The Structural Inequality Lobby

Tim Carney’s piece on the power of the teachers’ unions and their massive push to drive a stake through the heart of Washington, DC’s modest and locally popular experiment in school vouchers should be sobering to anyone with a romantic view of democracy. 

Beltway bandits, defense contractors, influential industries—most of them pale in their influence efforts compared to the teachers unions, according to data from the Center for Responsive Politics.

Take defense contractors. Lockheed Martin, the top recipient of military contracts most years, spent more on politics than any other defense firm in the 2008 elections. They still spent less than the American Federation of Teachers, which shelled out $2.8 million in the last cycle—with nearly every AFT dime going to Democrats.

The top two teachers unions—AFT and the National Education Association—spent more combined, $5.27 million, than the top two defense contractors.

The top five lobbying firms, combined, didn’t equal the AFT and the NEA in federal contributions in the 2008 cycle. Both of the teachers unions gave more than any oil company, and the NEA and AFT combined gave more than the top four oil companies combined.

These contributions give the unions clout, and federal lobbying records show they use this clout. Again, on closer inspection, the teachers unions look an awful lot like those corporate special interests Democrats supposedly oppose.

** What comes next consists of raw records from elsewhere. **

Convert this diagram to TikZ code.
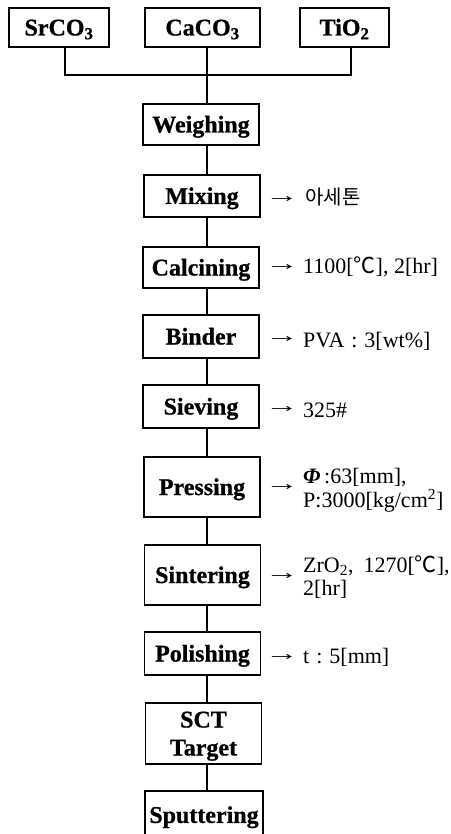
\documentclass[tikz,border=0pt]{standalone}
\usepackage{fontspec}
\usepackage{graphicx}
\setmainfont{Liberation Serif}
\newfontfamily\boxfont[FakeBold=0.8]{Liberation Serif Bold}
\newfontfamily\cjk{Noto Sans CJK KR}
\newcommand{\chsub}[1]{\textsubscript{#1}}
\newcommand{\rarr}{\scalebox{1.6}[1]{→}}
\begin{document}
\begin{tikzpicture}[x=1pt,y=-1pt,
  box/.style={draw,line width=1.8pt,inner sep=0pt,minimum width=116pt,
    text height=16pt,text depth=0pt,
    font=\fontsize{24}{28}\selectfont\boxfont,align=center},
  conn/.style={line width=1.2pt},
  note/.style={anchor=base west,inner sep=0pt,font=\fontsize{22}{24}\selectfont},
  arr/.style={anchor=base,inner sep=0pt,font=\fontsize{21}{24}\selectfont}]
\useasboundingbox (0,0) rectangle (450,834);
\clip (0,0) rectangle (450,834);
% raw materials
\node[box,minimum width=100pt,minimum height=39pt] (sr) at (59,27.5) {SrCO\chsub{3}};
\node[box,minimum width=115pt,minimum height=39pt] (ca) at (202.5,27.5) {CaCO\chsub{3}};
\node[box,minimum width=89pt,minimum height=39pt] (ti) at (344.5,27.5) {TiO\chsub{2}};
\coordinate (j) at (207,75);
% process steps
\node[box,minimum height=41pt] (we) at (201,124.5) {Weighing};
\node[box,minimum height=42pt] (mi) at (202,196) {Mixing};
\node[box,minimum height=41pt] (cl) at (201,267.5) {Calcining};
\node[box,minimum height=43pt] (bi) at (201,336.5) {Binder};
\node[box,minimum height=43pt] (si) at (201,406.5) {Sieving};
\node[box,minimum height=60pt] (pr) at (202,487) {Pressing};
\node[box,minimum height=60pt] (sn) at (202.5,575) {Sintering};
\node[box,minimum height=43pt] (po) at (202.5,653.5) {Polishing};
\node[box,minimum height=61pt,text height=44pt] (sc) at (203.5,733.5) {SCT\\Target};
\node[box,minimum width=118pt,minimum height=48pt,anchor=north] (sp) at (204,790) {Sputtering};
% connectors
\draw[conn] ([xshift=6pt]sr.south) |- (j) -| ([xshift=6.5pt]ti.south);
\draw[conn] (ca.south -| j) -- (we.north -| j);
\foreach \a/\b in {we/mi,mi/cl,cl/bi,bi/si,si/pr,pr/sn,sn/po,po/sc,sc/sp}
  \draw[conn] (\a.south -| j) -- (\b.north -| j);
% annotations
\node[arr] (a1) at (282,203) {\rarr};
\node[note] (t1) at (305,205) {\cjk\fontsize{20}{24}\selectfont 아세톤};
\node[arr] (a2) at (282,270) {\rarr};
\node[note] (t2) at (303,273) {1100[{\cjk ℃}], 2[hr]};
\node[arr] (a3) at (282,342) {\rarr};
\node[note] (t3) at (303,347) {PVA\hspace{7pt}:\hspace{7pt}3[wt\%]};
\node[arr] (a4) at (282,412) {\rarr};
\node[note] (t4) at (303,417) {325\#};
\node[arr] (a5) at (282,490) {\rarr};
\node[note] (t5a) at (303,483) {{\bfseries\itshape Φ}\,:63[mm],};
\node[note] (t5b) at (303,507) {P:3000[kg/cm\textsuperscript{2}]};
\node[arr] (a6) at (282,579) {\rarr};
\node[note] (t6a) at (303,572) {ZrO\chsub{2},\hspace{10pt}1270[{\cjk ℃}],};
\node[note] (t6b) at (303,595) {2[hr]};
\node[arr] (a7) at (282,660) {\rarr};
\node[note] (t7) at (303,663) {t\hspace{7pt}:\hspace{7pt}5[mm]};
\end{tikzpicture}
\end{document}
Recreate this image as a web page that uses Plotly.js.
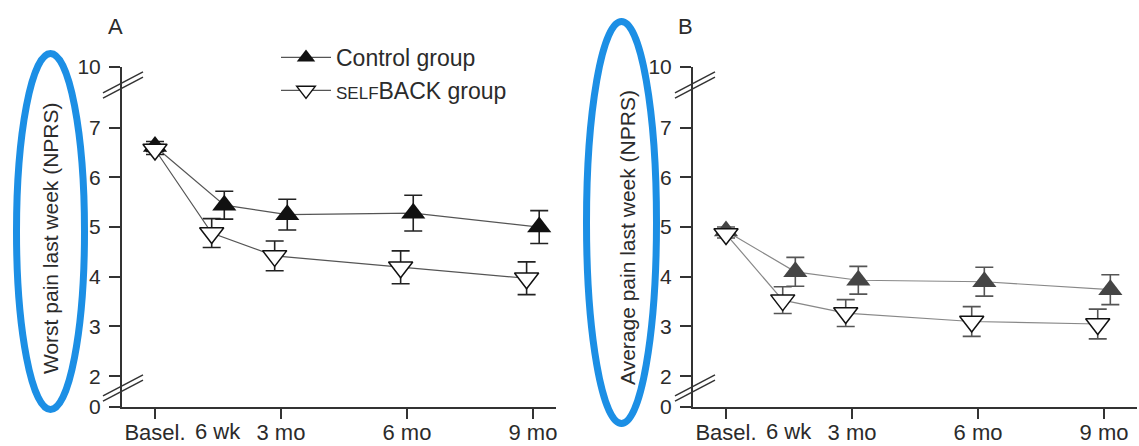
<!DOCTYPE html>
<html>
<head>
<meta charset="utf-8">
<script src="https://cdn.plot.ly/plotly-3.0.1.min.js"></script>
<style>
html,body{margin:0;padding:0;background:#fff;}
#chart{width:1139px;height:446px;}
</style>
</head>
<body>
<div id="chart"></div>
<script>
// ---------- data ----------
const timepoints = [0, 1.5, 3, 6, 9];           // months after baseline
const xTickVals = [0, 3, 6, 9];
const xTickText = ["Basel.", "3 mo", "6 mo", "9 mo"];
const midLabel = "6 wk";
const midLabelAt = 1.5;
const yTickVals = [0, 2, 3, 4, 5, 6, 7, 10];
const yTickText = ["0", "2", "3", "4", "5", "6", "7", "10"];

const worstControl     = [6.62, 5.44, 5.25, 5.28, 5.00];
const worstControlErr  = [0.10, 0.28, 0.31, 0.36, 0.33];
const worstSelfback    = [6.56, 4.88, 4.42, 4.19, 3.97];
const worstSelfbackErr = [0.10, 0.29, 0.30, 0.33, 0.33];

const avgControl       = [4.92, 4.10, 3.93, 3.90, 3.74];
const avgControlErr    = [0.08, 0.29, 0.28, 0.29, 0.30];
const avgSelfback      = [4.86, 3.53, 3.27, 3.10, 3.05];
const avgSelfbackErr   = [0.08, 0.27, 0.27, 0.30, 0.30];

const seriesNames = ["Control group", "<span style='font-size:17px'>SELF</span>BACK group"];
const panelLabels = ["A", "B"];
const yTitles = ["Worst pain last week (NPRS)", "Average pain last week (NPRS)"];

// ---------- helpers ----------
const W = 1139, H = 446;
const FONT = "Liberation Sans, Arial, Helvetica, sans-serif";
const TXT = "#2b2b2b";
const px = x => x / W;
const py = y => 1 - y / H;

// broken y axis: 2..7 linear, 7..10 and 0..2 compressed
function disp(v) {
  if (v > 7) return 7 + (v - 7) * (1.22 / 3);
  if (v < 2) return 2 - (2 - v) * (0.62 / 2);
  return v;
}
const dodge = 0.15;
function xs(off) { return timepoints.map((t, i) => t + (i === 0 ? 0 : off)); }
function errUp(vals, errs) { return vals.map((v, i) => disp(v + errs[i]) - disp(v)); }
function errDn(vals, errs) { return vals.map((v, i) => disp(v) - disp(v - errs[i])); }

function trace(vals, errs, isControl, panel) {
  const ax = panel === 0 ? ["x", "y"] : ["x2", "y2"];
  const lineCol = panel === 0 ? "#555" : "#888";
  const fillCtl = panel === 0 ? "#111" : "#454545";
  const errCol = panel === 0 ? "#222" : "#555";
  return {
    type: "scatter", mode: "lines+markers",
    x: xs(isControl ? dodge : -dodge),
    y: vals.map(disp),
    xaxis: ax[0], yaxis: ax[1],
    name: seriesNames[isControl ? 0 : 1],
    showlegend: panel === 0,
    line: {color: lineCol, width: 1.2},
    marker: isControl
      ? {symbol: "triangle-up", size: 21, color: fillCtl, line: {width: 0}}
      : {symbol: "triangle-down", size: 21, color: "#fff", line: {color: "#111", width: 1.5}},
    error_y: {type: "data", symmetric: false, array: errUp(vals, errs), arrayminus: errDn(vals, errs),
              color: errCol, thickness: 1.6, width: 9},
    hoverinfo: "skip"
  };
}

const data = [
  trace(worstControl, worstControlErr, true, 0),
  trace(worstSelfback, worstSelfbackErr, false, 0),
  trace(avgControl, avgControlErr, true, 1),
  trace(avgSelfback, avgSelfbackErr, false, 1)
];

function xAxis(d0, d1, r1, anchor) {
  return {
    domain: [px(d0), px(d1)], range: [-0.786, r1], anchor: anchor,
    tickmode: "array", tickvals: xTickVals, ticktext: xTickText,
    ticks: "outside", ticklen: 10, tickwidth: 2, tickcolor: "#333",
    showline: true, linecolor: "#333", linewidth: 2,
    showgrid: false, zeroline: false, ticklabelstandoff: -5,
    tickfont: {family: FONT, size: 22, color: TXT}, fixedrange: true
  };
}
function yAxis(anchor) {
  return {
    domain: [py(407), py(67)], range: [disp(0), disp(10)], anchor: anchor,
    tickmode: "array", tickvals: yTickVals.map(disp), ticktext: yTickText,
    ticks: "outside", ticklen: 11, tickwidth: 2, tickcolor: "#333",
    showline: true, linecolor: "#333", linewidth: 2,
    showgrid: false, zeroline: false, ticklabelstandoff: 4,
    tickfont: {family: FONT, size: 21, color: TXT}, fixedrange: true
  };
}

function slashes(cx, cy) {
  const out = [];
  [-2.6, 2.6].forEach(o => {
    out.push({type: "line", xref: "paper", yref: "paper",
      x0: px(cx - 20), y0: py(cy + o + 10.5), x1: px(cx + 20), y1: py(cy + o - 10.5),
      line: {color: "#333", width: 1.5}});
  });
  return out;
}
const ellipseCol = "#1C8FE5";
const shapes = [
  {type: "circle", xref: "paper", yref: "paper", x0: px(16.5), x1: px(84.5), y0: py(409.5), y1: py(53.5),
   line: {color: ellipseCol, width: 7}},
  {type: "circle", xref: "paper", yref: "paper", x0: px(586.5), x1: px(656.5), y0: py(423.5), y1: py(21.5),
   line: {color: ellipseCol, width: 7}}
].concat(slashes(123, 85), slashes(123, 388), slashes(695, 85), slashes(695, 388));

function ann(text, xref, x, y, size, angle) {
  return {text: text, xref: xref, yref: "paper", x: x, y: y, xanchor: "center", yanchor: "middle",
          showarrow: false, textangle: angle || 0, font: {family: FONT, size: size, color: TXT}};
}
const annotations = [
  ann(panelLabels[0], "paper", px(115), py(27), 22),
  ann(panelLabels[1], "paper", px(685), py(27), 22),
  ann(yTitles[0], "paper", px(50), py(238), 21, -90),
  ann(yTitles[1], "paper", px(627), py(238), 21, -90),
  ann(midLabel, "x", midLabelAt, py(431), 22),
  ann(midLabel, "x2", midLabelAt, py(431), 22)
];

const layout = {
  width: W, height: H, autosize: false,
  margin: {l: 0, r: 0, t: 0, b: 0},
  paper_bgcolor: "#fff", plot_bgcolor: "#fff",
  font: {family: FONT, color: TXT},
  xaxis: xAxis(122, 556, 9.55, "y"),
  yaxis: yAxis("x"),
  xaxis2: xAxis(693, 1137, 9.785, "y2"),
  yaxis2: yAxis("x2"),
  showlegend: true,
  legend: {x: px(276), y: py(36), xanchor: "left", yanchor: "top",
           bgcolor: "rgba(0,0,0,0)", font: {family: FONT, size: 23, color: TXT},
           itemwidth: 50, tracegroupgap: 0},
  shapes: shapes,
  annotations: annotations
};

Plotly.newPlot("chart", data, layout, {displayModeBar: false, staticPlot: true});
</script>
</body>
</html>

The NEA employs four different lobbying firms in Washington, in addition to their in-house lobbying arm, which includes at least six lobbyists.  Over the past two years, the NEA spent $10.7 million on lobbying. Reviewing the filings of the NEA, the AFT, and their K Street hires reveals that lobbying to kill DC vouchers was a priority.


Again, there are substantive arguments against D.C. school vouchers. But with this money trail, it appears that congressional Democrats’ push to kill vouchers is simply a case of the piper playing the tune that the AFT has called.

If you believe, as I do, that the returns to further government spending on education, given its present structure, is zero or negative, and that the best hope for increasing the quality of education for the least well-off, and for increasing economic and social mobility generally, is to legalize competitive markets in education, then you will tend to believe, as I do, that this attempt to destroy voucher programs before than can show themselves effective is nothing less than a powerful political interest group screwing over poor people by bending the democratic process to their advantage. The sad thing, from my perspective, is that strong Democratic partisans (and especially members of the teachers’ unions) are likely to violently reject any such argument out of hand on the basis of their deep conviction that the Democratic Party cares about the poor, and so would certainly not allow itself to become captured by groups with interests diametrically opposed to interests of the poor. As time goes on, I think the relevant social science is going to brutalize the standard Democratic position, and the clash between the Democratic Party’s most powerful client and the poor will become increasingly stark. But for now, the unions will probably succeed in temporarily extinguishing the possibility of demonstrating a superior alternative to the status quo system of education.